L’eredità viva di Pio La Torre sconfigge ancora le mafie
sabato 30 aprile 2022

«Occorre spezzare il legame tra il bene posseduto e i gruppi mafiosi, intaccandone il potere economico e marcando il confine tra l’economia legale e quella illegale». Sono parole di incredibile attualità di Pio La Torre, parlamentare comunista ucciso da "cosa nostra" quaranta anni fa, il 30 aprile 1982.

Oggi la mafia è silente ma non assente ed è presente soprattutto nel tessuto economico. Lo aveva capito bene La Torre e così presentò una proposta di legge diventata poi famosa come "Rognoni-La Torre", dal suo nome e da quello del ministro dell’Interno democristiano, Virginio Rognoni. La dimostrazione di come la lotta alle mafie deve essere di tutti, non ha colore politico.

Quella proposta di legge che ha rappresentato una svolta fondamentale nel contrasto alle cosche, introducendo nel Codice penale il reato di associazione a delinquere di stampo mafioso, il ben noto articolo 416bis, e prevedendo il sequestro e la confisca dei beni dei mafiosi.

La Torre così lo spiegava. «Noi proponiamo di concentrare l’attenzione sull’illecito arricchimento. Perché la mafia ha come fine, appunto, l’illecito arricchimento. Allora è lì che dobbiamo mettere i riflettori».

Lo avevano capito bene Giovanni Falcone e Paolo Borsellino, dei quali nei prossimi mesi ricorderemo i terribili omicidi, che dicevano che «per trovare la mafia bisogna seguire i soldi». E non è un caso che Falcone fu tra i primi ad accorrere sul luogo dell’agguato a La Torre. Con Falcone anche Rocco Chinnici, il primo capo del pool antimafia di Palermo, anche lui convinto della necessità di combattere "cosa nostra" come organizzazione (il 416bis, appunto) e nel suo potere economico. Anche lui ucciso dai killer mafiosi poco più di un anno dopo, il 29 luglio 1983, con un’autobomba che anticipò gli attentati di Capaci e via D’Amelio.

Erano tutti uomini della società e delle istituzioni. Veri pericoli per "cosa nostra", La Torre in particolare per quel voler togliere le ricchezze ai mafiosi, e con esse potere e consenso.

Eppure La Torre non riuscì a vedere approvata la sua legge. A conferma delle resistenze, e non solo di allora, di una parte della politica nel riconoscere la mafia come vera emergenza nazionale.

La legge, la n.646, venne infatti approvata il 13 settembre 1982, e solo dopo l’omicidio del prefetto di Palermo, il generale Carlo Alberto dalla Chiesa, il 3 settembre dello stesso anno.

Da quel momento sono stati confiscati alle mafie più di 36mila immobili e oltre 4mila aziende.
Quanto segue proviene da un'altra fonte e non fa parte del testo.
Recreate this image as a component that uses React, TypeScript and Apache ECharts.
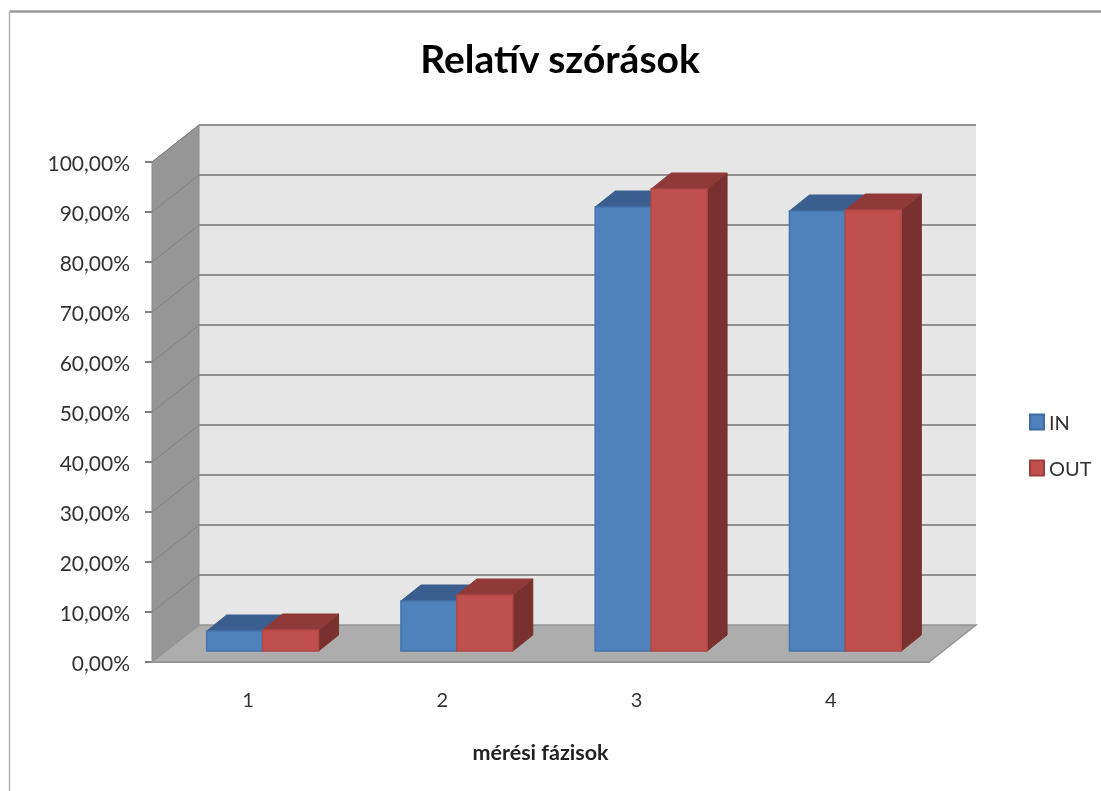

Beni che sono diventati caserme di carabinieri e finanzieri, commissariati di Polizia, scuole, uffici comunali. E che soprattutto ospitano le attività di circa mille tra associazioni, cooperative sociali, parrocchie, gruppi scout. Belle storie di riutilizzo a fini sociali di beni che i mafiosi avevano usurpato. Sono bene comune, "casa nostra" e non più "cosa loro".

Una rinascita realizzata anche grazie alla legge 109 del 1996 che completava il percorso immaginato da La Torre. Che non era un eroe antimafia, ma un politico che aveva ben chiara la complessità della società in cui viveva e gli intrecci tra mafia, politica ed economia. Per questo si impegnò sui fronti del lavoro, della terra, della pace. Sì, della pace.

Erano gli anni della guerra e lui si oppose fortemente alla collocazione dei missili Cruise nella base siciliana di Comiso.

Era il 1981. L’anno dopo venne ucciso. C’è un legame? Alcuni approfondimenti investigativi sono stati fatti, anche da Falcone, ma senza giungere a prove certe. Restano i dubbi su interessi non solo mafiosi, come per altri "delitti politici", da Mattarella a Dalla Chiesa. Così come resta l’enorme potere economico delle mafie, frutto di passati e presenti arricchimenti illeciti. Quelli che La Torre voleva scovare, pagando con la vita.

Un impegno da ricordare e fare concreto con rinnovata determinazione, soprattutto in questi anni di crisi e di fatica per tanti, ma certo non per i mafiosi che dalle emergenze, sanitarie o belliche, hanno sempre guadagnato.